Some may wonder why there would there need to be a committee. Well, Chicago has a giant of its own, the Willis Tower, that stands at 1,451 feet tall. One World Trade Center’s body — actually capable of occupation by offices and workers — stands at 1,368 feet with a spire standing at 408 feet, making a total height of 1,776 feet, a number strategically chosen to represent the year the U.S. Declaration of Independence was signed, according to Reuters. It is a standing symbol of American pride in the literal sense.

“Even though the cladding was taken off the spire, you can still see that it is an architectural element,” executive director of the Chicago-based Council on Tall Buildings and Urban Habitat Antony Wood said in an interview with the Chicago Tribune. ”It is not just a plain steel mast from which to hang antenna or satellite dishes.”

For Janik, as far as the controversy behind the height goes, he said that, “For me, it really does not matter whether or not the One World Trade Center is the tallest building in the U.S.; it’s just an unnecessary title. The OWTC holds a lot more meaning to the people of the U.S. and to the world than just ‘tallest building in U.S.’ The controversy over the OWTC’s spire is irrelevant when considering what the building really stands for.”

However, One World Trade Center and Four World Trade Center are not the only buildings on the site. In 2006, a separate building called Seven World Trade Center was opened north of Ground Zero, and a 9/11 museum is anticipated to open at or near the site within the next year.
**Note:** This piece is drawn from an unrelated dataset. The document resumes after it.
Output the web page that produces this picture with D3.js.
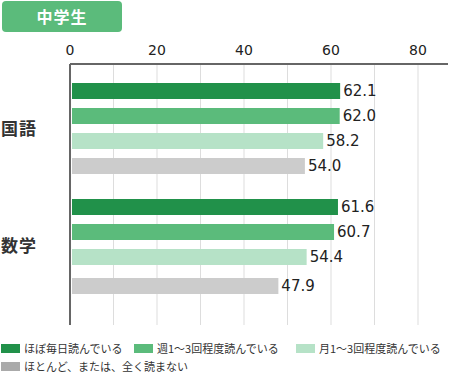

Adding more, the site is expected to house two more office towers at about 550,000 square feet of retail space, and architect Frank Gehry — known for his design of the contemporary Guggenheim Museum in Spain — is planning to build a performing arts center for one of these buildings, according to Reuters.

New York is making its strong comeback with the erection of these anticipated buildings to accompany Four World Trade Center and Seven World Trade Center within the next year and a half, symbolizing how far not only New York has come since 2001, but also how far the nation as a whole has moved forward and will continue to do so in the coming years.